Ciprian Glodeanu, a partner at European law firm Wolf Theiss, points to expectations that Chinese manufacturers targeting the Bulgarian wind market may shift their attention to Romania in the wake of the Bulgarian FIT cut. Regulatory developments in Romania have been more positive. "According to a very recent amendment to Romania's renewable energy law, the number of green certificates wind projects receive cannot be modified before 1 January 2015 while there was previously a possibility of a change next year," explains Glodeanu. "This should help reassure Chinese manufacturers and other investors as well."

Sinovel has also been moving into markets in the east. In Turkey, it is supplying its turbines to two 54MW wind farms being constructed by Turkish renewables firm Beretek Enerji, the first of which is set to be operational later this year and the second in 2013. "We asked for offers from several turbine manufacturers, including European ones," says Beretek Enerji project finance manager Ozgur Erol. "We worked with a German adviser to evaluate which machines would produce most power and we saw that these turbines were just as good as the European ones from this perspective but that the price was also lower."

The price for Sinovel turbines was roughly 5-10% below that of European machines, Erol says, adding that Beretek was also reassured on the technological side after visiting Sinovel production facilities in China. "They also offered to arrange financing but in this case we didn't need it, because we are able to finance the project with our own resources and with financing from Turkish banks," he says. Beretek, which has been primarily active in hydroelectric power, was the first Turkish company to use Chinese hydroelectric turbines more than a dozen years ago, says Erol, opening the Turkish market to Chinese companies in that sector.

Local facilities

In April, Agaoglu Energy, the power production arm of Turkish construction group Agaoglu, announced a 600MW framework agreement for Sinovel turbines. But the agreement is not yet definitive, says Burhan Erdem, wind farm project manager at Agaoglu Energy. Whether it goes forward depends partially on Sinovel setting up local production facilities in Turkey, he says, where a higher FIT is awarded for projects with local content. Sinovel has pledged to do just that.

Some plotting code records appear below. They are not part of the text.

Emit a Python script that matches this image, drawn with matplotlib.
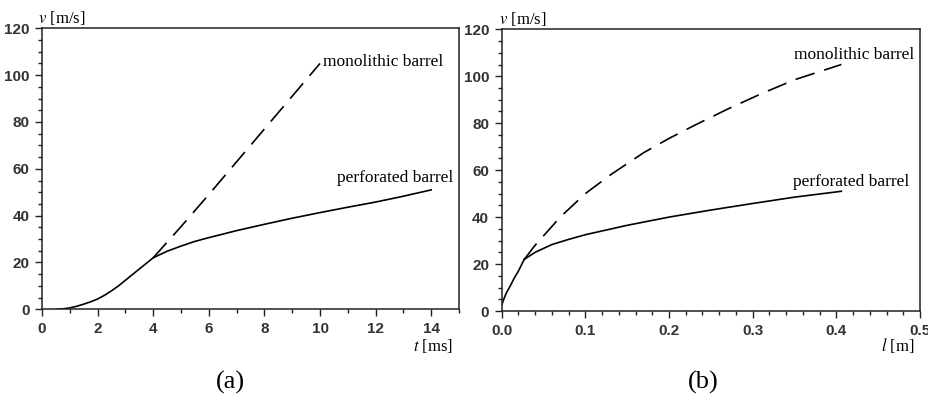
import matplotlib
matplotlib.use("Agg")
import matplotlib.pyplot as plt
from matplotlib.ticker import MultipleLocator, FormatStrFormatter

plt.rcParams["mathtext.fontset"] = "stix"

# ---- data ----
# (a) velocity vs time
t_common = [0.5, 0.75, 1.0, 1.25, 1.5, 1.75, 2.0, 2.25, 2.5, 2.75, 3.0, 3.25, 3.5, 3.75, 4.0]
v_common = [0.0, 0.2, 0.6, 1.3, 2.2, 3.2, 4.4, 6.0, 7.9, 10.0, 12.4, 14.8, 17.2, 19.6, 22.0]
t_mono = [4.0, 5.0, 6.0, 7.0, 8.0, 9.0, 10.0]
v_mono = [22.0, 35.3, 49.0, 63.0, 77.0, 91.0, 105.0]
t_perf = [4.0, 4.5, 5.0, 5.5, 6.0, 7.0, 8.0, 9.0, 10.0, 11.0, 12.0, 13.0, 14.0]
v_perf = [22.0, 24.8, 27.0, 29.0, 30.6, 33.6, 36.3, 38.9, 41.3, 43.6, 45.8, 48.3, 51.0]

# (b) velocity vs travel
l_common = [0.0, 0.003, 0.006, 0.01, 0.015, 0.02, 0.027]
w_common = [2.5, 5.5, 8.0, 10.5, 14.0, 17.0, 22.0]
l_mono = [0.027, 0.04, 0.05, 0.07, 0.1, 0.13, 0.17, 0.2, 0.23, 0.27, 0.31, 0.35, 0.406]
w_mono = [22.0, 28.0, 32.0, 40.0, 50.0, 58.0, 67.5, 73.5, 79.0, 86.0, 92.5, 98.5, 105.0]
l_perf = [0.027, 0.04, 0.06, 0.08, 0.1, 0.15, 0.2, 0.25, 0.3, 0.35, 0.406]
w_perf = [22.0, 25.0, 28.3, 30.5, 32.5, 36.5, 40.0, 43.0, 45.8, 48.5, 51.0]

TICK_FONT = "Liberation Sans"
SERIF = "Liberation Serif"

fig = plt.figure(figsize=(9.29, 3.97), dpi=100)
axa = fig.add_axes([0.0452, 0.2209, 0.4489, 0.7078])
axb = fig.add_axes([0.5400, 0.2166, 0.4503, 0.7096])

lw = 1.2
dash = (12, 6)

def style(ax):
    for s in ax.spines.values():
        s.set_linewidth(1.1)
        s.set_color("#222222")
    ax.tick_params(which="major", direction="out", length=5, width=1.0,
                   labelsize=11, pad=4, colors="#222222")
    ax.tick_params(which="minor", direction="out", length=3, width=1.0,
                   colors="#222222")
    for lab in ax.get_xticklabels() + ax.get_yticklabels():
        lab.set_fontfamily(TICK_FONT)
        lab.set_fontweight("bold")
        lab.set_color("#333333")
    ax.set_ylim(0, 120)
    ax.yaxis.set_major_locator(MultipleLocator(20))
    ax.yaxis.set_minor_locator(MultipleLocator(5))

# (a)
axa.plot(t_common, v_common, color="black", lw=lw)
axa.plot(t_mono, v_mono, color="black", lw=lw, dashes=dash)
axa.plot(t_perf, v_perf, color="black", lw=lw)
axa.set_xlim(0, 15)
axa.xaxis.set_major_locator(MultipleLocator(2))
axa.xaxis.set_minor_locator(MultipleLocator(1))
style(axa)
axa.text(-0.01, 1.003, r"$v$ [m/s]", transform=axa.transAxes, ha="left", va="bottom",
         fontsize=12, family=SERIF)
axa.text(0.9856, -0.131, r"$t$ [ms]", transform=axa.transAxes, ha="right", va="center",
         fontsize=12, family=SERIF)
axa.text(10.1, 105.6, "monolithic barrel", fontsize=12.5, family=SERIF, ha="left", va="center")
axa.text(10.6, 56, "perforated barrel", fontsize=12.5, family=SERIF, ha="left", va="center")
axa.text(0.451, -0.262, "(a)", transform=axa.transAxes, ha="center", va="center",
         fontsize=19, family=SERIF)

# (b)
axb.plot(l_common, w_common, color="black", lw=lw)
axb.plot(l_mono, w_mono, color="black", lw=lw, dashes=dash)
axb.plot(l_perf, w_perf, color="black", lw=lw)
axb.set_xlim(0, 0.5)
axb.xaxis.set_major_locator(MultipleLocator(0.1))
axb.xaxis.set_minor_locator(MultipleLocator(0.02))
axb.xaxis.set_major_formatter(FormatStrFormatter("%.1f"))
style(axb)
axb.text(-0.007, 1.003, r"$v$ [m/s]", transform=axb.transAxes, ha="left", va="bottom",
         fontsize=12, family=SERIF)
axb.text(0.988, -0.124, r"$l$ [m]", transform=axb.transAxes, ha="right", va="center",
         fontsize=12, family=SERIF)
axb.text(0.349, 109, "monolithic barrel", fontsize=12.5, family=SERIF, ha="left", va="center")
axb.text(0.348, 55, "perforated barrel", fontsize=12.5, family=SERIF, ha="left", va="center")
axb.text(0.481, -0.255, "(b)", transform=axb.transAxes, ha="center", va="center",
         fontsize=19, family=SERIF)

fig.savefig("out.png", dpi=100)
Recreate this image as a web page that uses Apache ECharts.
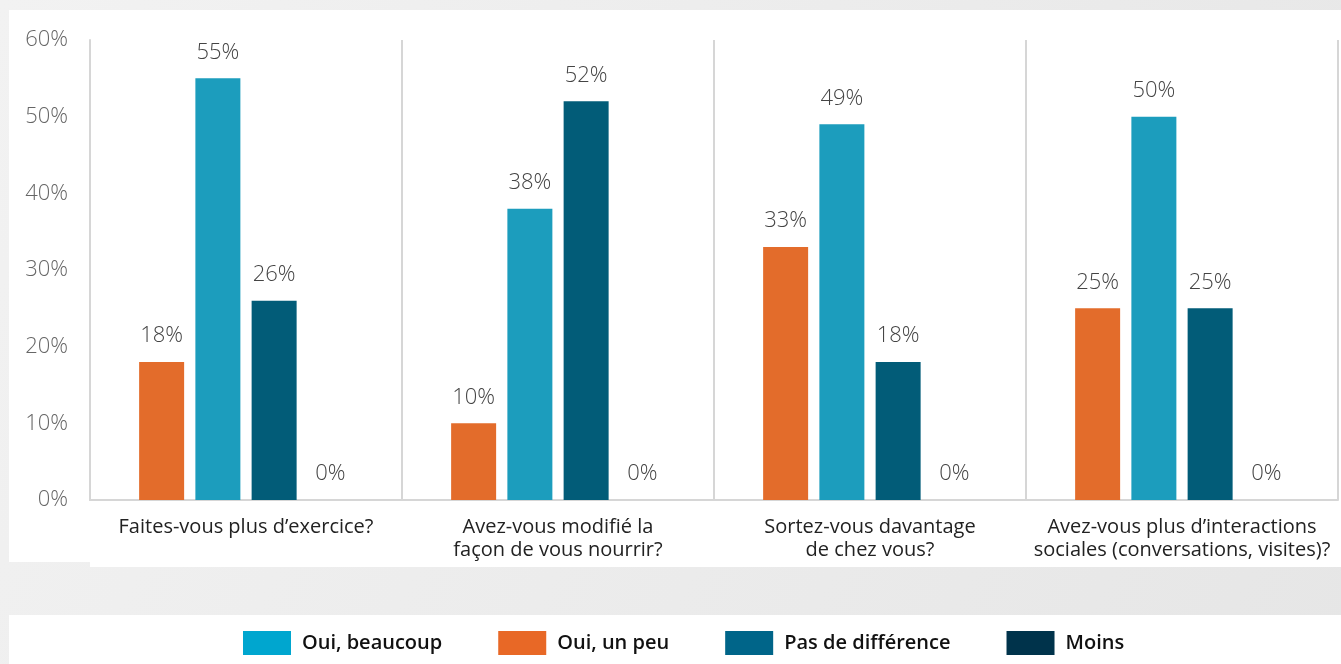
<!DOCTYPE html>
<html>
<head>
<meta charset="utf-8">
<script src="https://cdn.jsdelivr.net/npm/echarts@6/dist/echarts.min.js"></script>
<style>
  html, body { margin: 0; padding: 0; }
  #chart { width: 1341px; height: 664px; }
</style>
</head>
<body>
<div id="chart"></div>
<script>
// Survey questions (x axis categories)
const categories = [
  'Faites-vous plus d\u2019exercice?',
  'Avez-vous modifié la\nfaçon de vous nourrir?',
  'Sortez-vous davantage\nde chez vous?',
  'Avez-vous plus d\u2019interactions\nsociales (conversations, visites)?'
];

// Share of answers per question, in percent
const ouiUnPeu = [18, 10, 33, 25];
const ouiBeaucoup = [55, 38, 49, 50];
const pasDeDifference = [26, 52, 18, 25];
const moins = [0, 0, 0, 0];

// Y axis range
const yMin = 0;
const yMax = 60;
const yStep = 10;

const barColors = {
  'Oui, un peu': '#E36C2B',
  'Oui, beaucoup': '#1C9DBD',
  'Pas de différence': '#025C78',
  'Moins': '#003049'
};
const legendColors = {
  'Oui, beaucoup': '#00A6CF',
  'Oui, un peu': '#E86826',
  'Pas de différence': '#006589',
  'Moins': '#00334B'
};

const FONT = '"Open Sans", Roboto, sans-serif';

const chart = echarts.init(document.getElementById('chart'));

function barSeries(name, data) {
  return {
    name: name,
    type: 'bar',
    data: data,
    barWidth: 45,
    barGap: '25%',
    itemStyle: { color: barColors[name] },
    label: {
      show: true,
      position: 'top',
      distance: 15,
      formatter: '{c}%',
      fontFamily: FONT,
      fontWeight: 300,
      fontSize: 22,
      color: '#444'
    }
  };
}

chart.setOption({
  backgroundColor: {
    type: 'linear', x: 0, y: 0, x2: 1, y2: 1,
    colorStops: [
      { offset: 0, color: '#f2f2f2' },
      { offset: 1, color: '#e6e6e6' }
    ]
  },
  animation: false,
  graphic: [
    {
      type: 'rect',
      z: -10,
      shape: { x: 9, y: 10, width: 1332, height: 552 },
      style: { fill: '#ffffff' }
    },
    {
      type: 'rect',
      z: -10,
      shape: { x: 90, y: 500, width: 1251, height: 67 },
      style: { fill: '#ffffff' }
    },
    {
      type: 'rect',
      z: -10,
      shape: { x: 9, y: 615, width: 1332, height: 49 },
      style: { fill: '#ffffff' }
    }
  ],
  grid: { left: 90, right: 3, top: 40, bottom: 164, containLabel: false },
  legend: {
    bottom: 9,
    left: 243,
    padding: 0,
    itemWidth: 48,
    itemHeight: 24,
    itemGap: 56,
    icon: 'rect',
    textStyle: {
      fontFamily: FONT,
      fontWeight: 600,
      fontSize: 20,
      color: '#111',
      padding: [0, 0, 0, 6]
    },
    data: ['Oui, beaucoup', 'Oui, un peu', 'Pas de différence', 'Moins'].map(n => ({
      name: n,
      itemStyle: { color: legendColors[n] }
    }))
  },
  xAxis: {
    type: 'category',
    data: categories,
    axisLine: { lineStyle: { color: '#d6d6d6', width: 2 } },
    axisTick: { show: false },
    splitLine: { show: true, lineStyle: { color: '#d6d6d6', width: 2 } },
    axisLabel: {
      margin: 16,
      fontFamily: FONT,
      fontSize: 20,
      lineHeight: 23,
      color: '#222',
      interval: 0
    }
  },
  yAxis: {
    type: 'value',
    min: yMin,
    max: yMax,
    interval: yStep,
    axisLine: { show: true, lineStyle: { color: '#d6d6d6', width: 2 } },
    axisTick: { show: false },
    splitLine: { show: false },
    axisLabel: {
      margin: 22,
      formatter: '{value}%',
      fontFamily: FONT,
      fontWeight: 300,
      fontSize: 22,
      color: '#666'
    }
  },
  series: [
    barSeries('Oui, un peu', ouiUnPeu),
    barSeries('Oui, beaucoup', ouiBeaucoup),
    barSeries('Pas de différence', pasDeDifference),
    barSeries('Moins', moins)
  ]
});
</script>
</body>
</html>
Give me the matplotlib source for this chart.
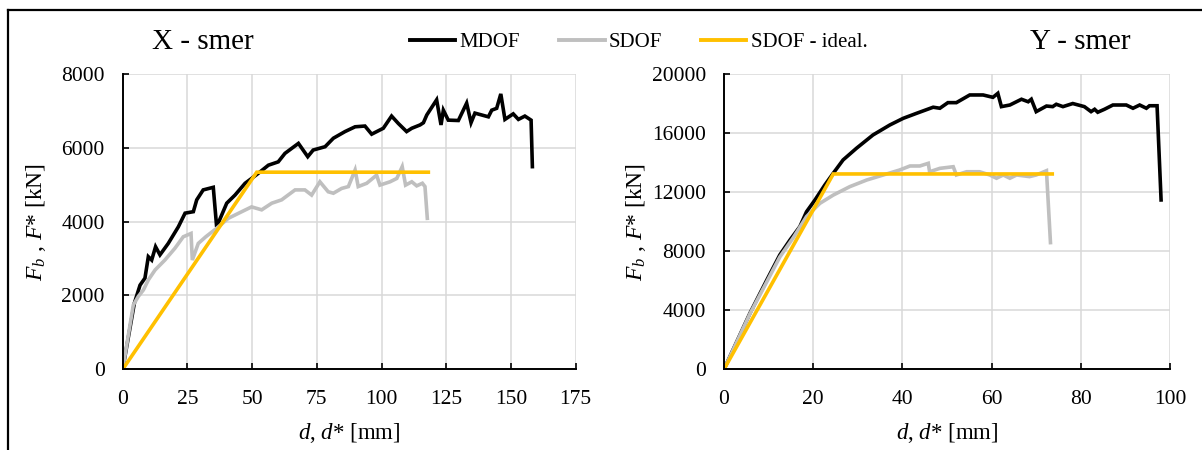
import matplotlib
matplotlib.use("Agg")
import matplotlib.pyplot as plt
from matplotlib.lines import Line2D

plt.rcParams["font.family"] = ["Liberation Serif", "DejaVu Serif"]
plt.rcParams["mathtext.fontset"] = "custom"
plt.rcParams["mathtext.rm"] = "Liberation Serif"
plt.rcParams["mathtext.it"] = "Liberation Serif:italic"
plt.rcParams["mathtext.bf"] = "Liberation Serif:bold"

# ---- X direction: pushover curves ----
x_mdof_d = [0, 4.5, 6.7, 8.6, 9.9, 11.2, 12.7, 14.4, 17.6, 21.5, 24.1, 27.3, 28.6, 31.1,
            35.0, 36.3, 40.2, 43.4, 47.3, 49.8, 52.4, 56.3, 60.1, 62.7, 67.9, 71.5, 73.6,
            78.2, 81.4, 85.9, 89.8, 93.6, 96.2, 100.7, 103.9, 106.5, 109.7, 111.7, 114.9,
            116.2, 117.5, 121.3, 123.0, 123.9, 125.8, 129.7, 132.9, 134.6, 136.1, 141.3,
            142.6, 144.5, 146.1, 147.7, 150.9, 152.9, 155.4, 157.8, 158.3]
x_mdof_f = [0, 1790, 2280, 2470, 3050, 2960, 3320, 3100, 3410, 3860, 4230, 4270, 4590, 4860,
            4930, 3860, 4500, 4720, 5040, 5170, 5310, 5530, 5620, 5850, 6120, 5760, 5940,
            6030, 6260, 6440, 6570, 6590, 6370, 6530, 6860, 6660, 6440, 6530, 6620,
            6680, 6890, 7300, 6620, 7020, 6750, 6740, 7210, 6680, 6940, 6840,
            7020, 7070, 7460, 6770, 6920, 6770, 6860, 6750, 5490]

x_sdof_d = [0, 4.1, 6.0, 8.0, 9.9, 12.5, 16.3, 20.2, 23.4, 26.4, 26.9, 29.2, 32.1, 36.3,
            40.8, 46.0, 49.8, 53.7, 57.6, 61.4, 66.6, 70.4, 73.0, 76.2, 79.4, 81.4, 84.6,
            87.2, 89.8, 91.0, 94.3, 98.1, 99.4, 103.3, 105.9, 108.0, 109.3, 111.7, 113.6,
            115.8, 116.8, 117.7]
x_sdof_f = [0, 1740, 1970, 2150, 2420, 2690, 2960, 3280, 3590, 3680, 2960, 3410, 3590, 3820,
            4090, 4270, 4400, 4320, 4500, 4590, 4860, 4860, 4720, 5080, 4810, 4770, 4900,
            4950, 5400, 4950, 5040, 5260, 4990, 5080, 5170, 5490, 4990, 5080, 4970,
            5040, 4950, 4090]

x_ideal_d = [0, 51.8, 118.1]
x_ideal_f = [0, 5340, 5340]

# ---- Y direction: pushover curves ----
y_mdof_d = [0, 5.8, 9.6, 12.5, 14.8, 17.0, 18.5, 20.4, 22.6, 24.5, 26.7, 29.7, 33.4, 37.2,
            40.2, 43.2, 46.9, 48.4, 50.2, 52.1, 55.1, 58.1, 60.3, 61.4, 62.2, 64.1, 66.7,
            68.2, 68.9, 70.0, 72.3, 73.7, 74.5, 76.0, 78.2, 80.8, 82.3, 83.1, 83.8, 85.3,
            87.2, 90.2, 91.7, 93.2, 94.7, 95.4, 97.1, 98.0]
y_mdof_f = [0, 3790, 6050, 7740, 8760, 9660, 10670, 11470, 12480, 13280, 14180, 14970, 15870,
            16550, 17000, 17340, 17750, 17680, 18060, 18060, 18580, 18580, 18420, 18690,
            17790, 17900, 18290, 18120, 18290, 17450, 17830, 17790, 17950, 17790, 18000,
            17790, 17450, 17610, 17410, 17610, 17900, 17900, 17680, 17900, 17680, 17850,
            17850, 11470]

y_sdof_d = [0, 5.8, 9.6, 12.5, 15.5, 18.5, 21.5, 24.5, 28.2, 32.0, 35.7, 39.4, 41.7, 43.9,
            45.8, 46.1, 48.4, 51.4, 52.1, 54.4, 57.3, 59.6, 61.1, 62.6, 64.1, 65.6, 68.5,
            70.0, 72.3, 73.2]
y_sdof_f = [0, 3750, 5930, 7600, 8900, 10340, 11240, 11800, 12370, 12820, 13160, 13500, 13770,
            13770, 13950, 13380, 13610, 13720, 13160, 13380, 13380, 13160, 12940, 13160,
            12940, 13160, 13050, 13160, 13450, 8580]

y_ideal_d = [0, 24.5, 73.6]
y_ideal_f = [0, 13230, 13230]

x_dir_ticks = [0, 25, 50, 75, 100, 125, 150, 175]
x_force_ticks = [0, 2000, 4000, 6000, 8000]
y_dir_ticks = [0, 20, 40, 60, 80, 100]
y_force_ticks = [0, 4000, 8000, 12000, 16000, 20000]

series_names = ["MDOF", "SDOF", "SDOF - ideal."]
series_colors = ["#000000", "#BFBFBF", "#FFC000"]

W, H = 1202, 450
fig = plt.figure(figsize=(W / 100, H / 100), dpi=100)

ax1 = fig.add_axes([122.7 / W, 1 - 369.3 / H, 452.9 / W, 295.3 / H])
ax2 = fig.add_axes([724 / W, 1 - 369.3 / H, 446 / W, 295.3 / H])

lw = 2.6
for ax, curves in ((ax1, [(x_mdof_d, x_mdof_f), (x_sdof_d, x_sdof_f), (x_ideal_d, x_ideal_f)]),
                   (ax2, [(y_mdof_d, y_mdof_f), (y_sdof_d, y_sdof_f), (y_ideal_d, y_ideal_f)])):
    for (d, f), c in zip(curves, series_colors):
        ax.plot(d, f, color=c, lw=lw, solid_joinstyle="miter", zorder=3)

ax1.set_xlim(0, 175)
ax1.set_ylim(0, 8000)
ax1.set_xticks(x_dir_ticks)
ax1.set_yticks(x_force_ticks)
ax2.set_xlim(0, 100)
ax2.set_ylim(0, 20000)
ax2.set_xticks(y_dir_ticks)
ax2.set_yticks(y_force_ticks)

for ax in (ax1, ax2):
    ax.grid(True, color="#D9D9D9", lw=1.1, zorder=0)
    ax.set_axisbelow(True)
    for s in ("top", "right"):
        ax.spines[s].set_visible(False)
    for s in ("left", "bottom"):
        ax.spines[s].set_linewidth(1.4)
        ax.spines[s].set_zorder(4)
    ax.tick_params(axis="both", direction="in", length=4.5, width=1.2, labelsize=15.5)
    ax.tick_params(axis="x", pad=15)
    ax.tick_params(axis="y", pad=13)
    ax.set_xlabel(r"$d$, $d$* [mm]", fontsize=16.5)
    ax.set_ylabel(r"$F_b$ , $F$* [kN]", fontsize=17)
    ax.xaxis.set_label_coords(0.5, (369.3 - 433) / 295.3)
    ax.xaxis.label.set_verticalalignment("center")

ax1.yaxis.set_label_coords((36 - 122.7) / 452.9, 0.5)
ax2.yaxis.set_label_coords((636 - 724) / 446, 0.5)
for ax in (ax1, ax2):
    ax.yaxis.label.set_verticalalignment("center")

fig.text(203 / W, 1 - 42 / H, "X - smer", fontsize=21, ha="center", va="center")
fig.text(1080 / W, 1 - 42 / H, "Y - smer", fontsize=21, ha="center", va="center")

handles = [Line2D([], [], color=c, lw=2.8) for c in series_colors]
fig.legend(handles, series_names, ncol=3, loc="center",
           bbox_to_anchor=(638.5 / W, 1 - 42 / H), frameon=False, fontsize=15,
           handlelength=2.2, handletextpad=0.2, columnspacing=1.85)

# outer frame (top and left edges)
fig.add_artist(Line2D([8 / W, 1], [1 - 10 / H, 1 - 10 / H], color="black", lw=1.6,
                      transform=fig.transFigure))
fig.add_artist(Line2D([8 / W, 8 / W], [0, 1 - 10 / H], color="black", lw=1.6,
                      transform=fig.transFigure))

fig.savefig("out.png", dpi=100)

"We are watching the Beretek project and would also like to see how the Sinovel turbines work before we decide to use them on our projects," adds Erdem. If all goes well, the first Sinovel turbines on Agaoglu wind projects could potentially be seen in 2014. Before then only Agaoglu wind farm extensions using turbines already in its existing portfolio are planned, says Erdem.

Greece's power company PPC Renewables and Sinovel last year announced plans for a 200MW onshore wind farm in Greece using Sinovel turbines, with the possibility of financing from the China Development Bank. This strategic partnership also foresees Sinovel establishing a manufacturing presence in Greece. Despite the economic difficulties that have roiled Greece, Sinovel confirmed recently that it plans to go ahead with both the Rodopi project and the factory.

In June, Chinese manufacturer CSIC Haizhuang also revealed it was planning to invest EUR400 million to acquire and expand a wind farm in eastern Europe, although it didn't reveal the location of the project.

Turkey's Agaoglu is hardly the only company waiting to see how Chinese turbines perform, but quality concerns appear to be easing amid a growing number of deals with Chinese turbine makers being announced in eastern Europe and elsewhere. "China has invested very heavily in technology and some serious developers have signed deals with Chinese manufacturers to deploy their turbines in international markets," says Fitzpatrick of Taylor Wessing.

"I don't think there are any reasons for concerns about Chinese turbine manufacturing technology," adds W Power's Mann. "Most of the technology comes from Germany and there is supervision from German institutions. Western companies are trying to convey the idea that the Chinese technology is weaker."


In eastern Europe, Sinovel is eyeing development potential in Hungary, Bulgaria, Romania and Poland. Deng Yan, vice-president of the European business department of Sinovel, says that this region has more opportunities for wind than the western European market.

"Some countries, like Romania, provide good incentives for wind projects," she says. "Their incentive is much higher than western European markets. This means huge potential for Chinese manufacturers."

But brand image or track record is the first challenge for Chinese suppliers. "People in eastern Europe do not know us much because we are a new player in the market," says Deng. "We need to build up our brand image."

Regulation watch

"Second, we need to understand local regulations. Eastern European grid systems sometimes are not as good as those in western Europe," she says. "Each country has its own specialities. We need related knowledge.

"Financing is another key issue in the east. There are few successful cases for Chinese banks in eastern Europe, which delays the evaluation process. There are lots of projects still waiting for financing solutions before they really start."

Chinese manufacturers should work broadly with local technical consultants and related authorities to understand local regulations more deeply, she says.

"We need to set up a good market image and track through some successful projects. Meanwhile, if possible, we must try to bring some financing solutions, which is helpful in those markets," Deng adds.

Policy risks in eastern Europe remain a big challenge. Ming Yang, lured by the preferential industrial policies and feed-in tariffs, signed contracts with Bulgaria's W Power and A1 Development for a total of 124.5MW projects in February.

However, the Bulgarian government's announcement of a 20% cut in subsidies in July has shaken its confidence.


Li Long, general manager of Ming Yang overseas business department, says the company has not decided whether to go on with the project. "Now, we have to reassess the economic values of the project," he says.

Under the previous contract, Ming Yang promised to supply capital support to W Power for the 120MW project, valuing EUR150 million. Ming Yang and W Power would supply 20-30% of the capital funds, and Ming Yang would find the remaining 70-80% funds through loans from the China Development Bank.